Web Exclusive | August 2015 | By Bruce Horovitz

Down to a Science

Wendy’s, Dairy Queen open R&D labs to test new, Millennial-forward ideas.
Big QSR brands invest in research and development labs to create new products.
Wendy's opened its 90° Labs near Ohio State's campus to capitalize on the presence of Millennials, its target demographic. image used with permission.

Some savvy limited-service chains are suddenly taking very literally the long-held notion that fast food is a science.

Both Wendy’s and Dairy Queen have recently opened new research labs aimed at better serving and better understanding their customers.

The new Wendy’s lab, which the company calls the 90° Lab, is aimed at testing and evolving new technologies related to mobile ordering, mobile payment, and special mobile offers via a new loyalty program. The new Dairy Queen lab, DQ Bakes! Institute, is all about product innovation for the chain’s new menu that’s focused on higher-quality products, like artisan sandwiches, hot desserts, and snack melts.

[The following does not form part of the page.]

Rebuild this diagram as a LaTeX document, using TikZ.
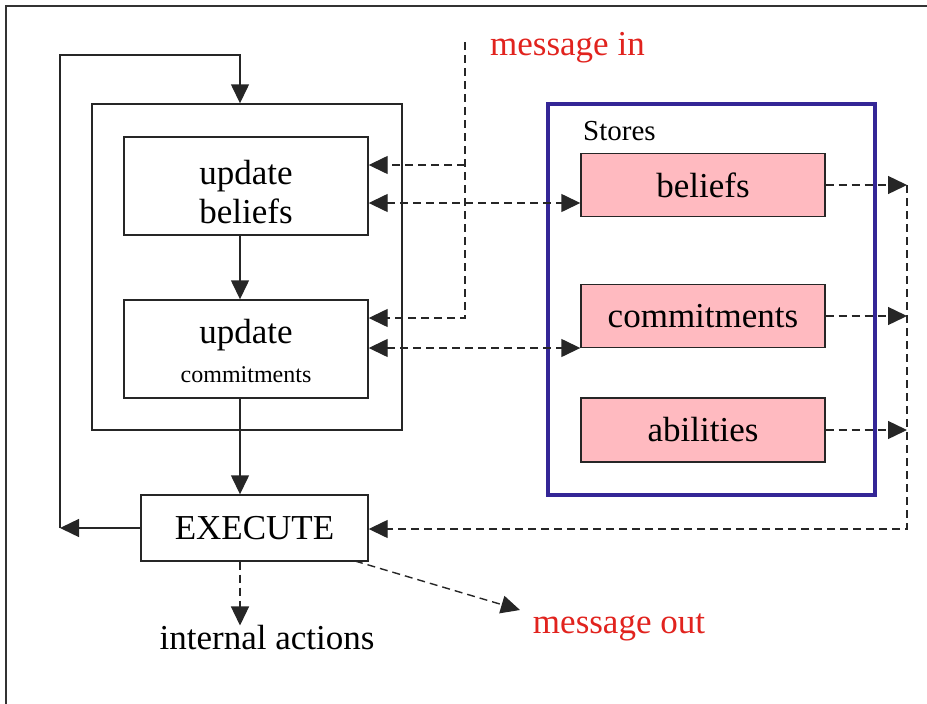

Both labs share a similar goal: to investigate new ways to attract and keep customers. But while Dairy Queen opened its DQ Bakes! Institute right inside its Minneapolis headquarters building, Wendy’s opted to hitch its tech research wagon to a college campus; the 90° Lab is right across the street from the bustling, Columbus, Ohio, campus of Ohio State University (OSU).

“It was a very conscious decision for us to build near such a strong pool of our next generation of buyers,” says Drew Domecq, vice president of technology solutions for Wendy’s. There are roughly 60,000 college students on campus, and being so close to such a key demographic was critical, he says. In addition, Wendy’s corporate headquarters in Dublin, Ohio, is just 20 minutes away.

The lab gives Wendy’s an opportunity to do something that it can’t do within the confines of corporate headquarters: interact daily with Millennials, its key demographic. And it can take learnings from within the lab and test them at the Wendy’s restaurant located just seven blocks away on the OSU campus, Domecq says.

“It was a very conscious decision for us to build near such a strong pool of our next generation of buyers.”

For Wendy’s, it’s all about watching—and learning from—the 20-somethings. “Technology keeps changing, and we have to consider, what can our technology do to help people do something better?” Domecq says.

Inside the bright, window-filled lab, on the second floor of a building across from campus, Wendy’s plans to build and improve mobile and web apps that enable customers to instantly place orders and pay for those same orders via their mobile devices. The company also hopes the research will help it create offers through its mobile apps that will get increasingly personalized as it builds out its loyalty program.

Within the lab, there’s a faux Wendy’s restaurant with an ordering counter that looks identical to those at the chain’s newest locations. “There is literally a shell of a restaurant,” Domecq says. There’s even a simulated drive-thru pedestal and window that emulates the customer experience.

While Wendy’s new lab is focused on the customer experience, Dairy Queen’s DQ Bakes! Institute is more intent on developing the menu. DQ Bakes! is a new menu platform that’s aimed at creating and selling fast casual–quality food at fast-food prices.

“DQ Bakes! is one of the biggest launches we’ve done in the 75-year history of Dairy Queen,” says Bill Barrier, executive vice president of global product development at American Dairy Queen Corp. “It gives us the opportunity to start selling food in every concept.”

Nine new products have rolled out, including artisan-style sandwiches like its new Chicken Bacon Ranch and Turkey BLT; snack melts like Buffalo Chicken and Chicken Quesadilla; and hot desserts like the Triple Chocolate Brownie and the new Stuffed Chocolate Chip Cookie.

“Millennials are looking for things with higher-quality ingredients that are made fresh and made to order,” Barrier says. They’re also looking for more choices throughout the day, which is why Dairy Queen is looking into a breakfast program under the DQ Bakes! platform, he says.

“We want to make sure that Millennials continue to come to us and eventually bring their kids,” Barrier adds.

Making sandwiches with focaccia and ciabatta bread, Barrier says, is a new operation for the brand. Dairy Queen is also looking into creating hot appetizers.

The DQ Bakes! Institute has about 22 employees, many of whom formerly worked in the company’s test kitchen. “We reprioritized the talent that we currently have,” Barrier says.

DQ Bakes! has more than 100 concepts in the hopper right now—about 15 percent of which, Barrier estimates, may eventually make it to market. The chain plans to begin nationally advertising the new DQ Bakes! platform in September.

One key to successful R&D labs, says Gary Stibel, founder and CEO of The New England Consulting Group, is that the labs themselves be reasonable driving distance from corporate headquarters so that any improvements can be analyzed by top management on a timely basis. Just as important, however, is that the insights be widely shared “so that insights from Boomers in Birmingham and Hispanics in Houston are also captured,” he says.

While the research labs are critical, Stibel says, equally critical is learning how to share system-wide the knowledge that’s gleaned from them. That, much like fast food, is a science, too.